Kenya lost Sh5.5 billion to fraud in last two years

Thursday, March 5th, 2020 00:00 |
PwC Eastern Africa advisory and forensics services leader Muniu Thoithi (left) with regional senior partner Eastern Africa Peter Ngahu during the release of the PwC Global Economic Crimes Survey in Nairobi, yesterday. Photo/PD/ALICE MBURU

Zachary Ochuodho @zachuodho

Kenya has lost about Sh5.5 billion in the last two years mainly to economic crimes in public and private sectors, a survey by PwC on Economic Crimes Survey 2020 shows.

The study says most perpetrators of economic crimes in the last 24 months were internal actors at 36 per cent with external actors accounting for 27 per cent of the reported cases.

“We noted that one in three respondents reported being victims of collusion between the internal and external actors.

It goes against what our respondents reported globally where external fraudsters were the main perpetrators of fraud,” said PWC advisory and forensics leader, Eastern Africa Muniu Thoithi.

He said the survey released yesterday shows most economic fraud – mainly bribery and corruption - and procurement fraud were internally originated. 

Vendor audit

“Incidences of procurement fraud in Kenya are more than double the global average with procurement fraud  being the most disruptive,” said Thoithi.

Thoithi said emerging fraud cases were contrary to what happens globally - where customer fraud and cybercrime lead the pack. 

He said cases of inflated contracts, fraudulent and corrupt deals and collusion in many of the organisations have to lead to losses.

PwC report says incidences of bribery and corruption rose from 30 per cent in 2018 to 42 per cent, while reported incidences of procurement fraud increased from 34 per cent in 2018 to 39 per cent this year.

It reveals that despite the rise, 70 per cent of the respondents in Kenya said they have invested in programmes aimed at curbing bribery and corruption.

“The deliberate investments in anti-bribery programmes may be paying off given the ability of organisations to detect and report this vice.

This may have contributed to the reported increase in incidences of bribery and corruption,” he said.

Eight out of 10 Kenyan respondents that reported having suffered economic crimes, conducted forensic investigations, 63 per cent instituted disciplinary proceedings or terminated services of the implicated employees and 61 per cent implemented enhanced internal controls, the report says.

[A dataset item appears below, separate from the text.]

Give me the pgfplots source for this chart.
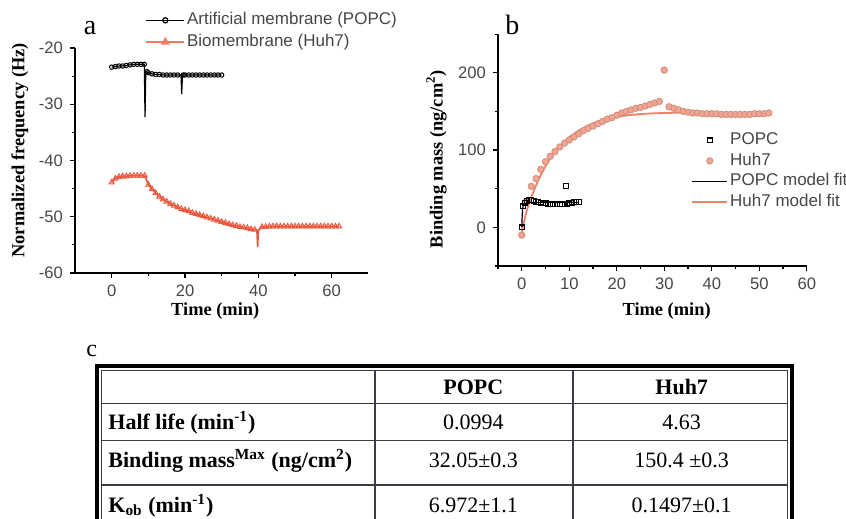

Thoithi said the move was encouraging and a demonstration that Kenyan organisations are employing important strategies aimed at combating the threat of economic crime.

He said globally, customer fraud was on the rise and remains high in Kenya. 

“Customer fraud is especially prominent in the financial services and consumer markets segments,” he said.

Vendor audit

PwC’s regional senior partner in Eastern Africa Peter Ngahu said insurance companies and banks bore the brunt of reported customer fraud globally adding that customer fraud and cybercrime were the most disruptive forms of economic crimes the world over.

“Organisations are increasingly inviting third parties to their organisations as vendors for outsourced services.

This has led to an increase in the threat of fraud driven by third parties, especially technology-driven crime,” said Ngahu.

He said to counter the increased threat of external and technology-driven fraud, organisations have been investing in disruptive crime-fighting technologies.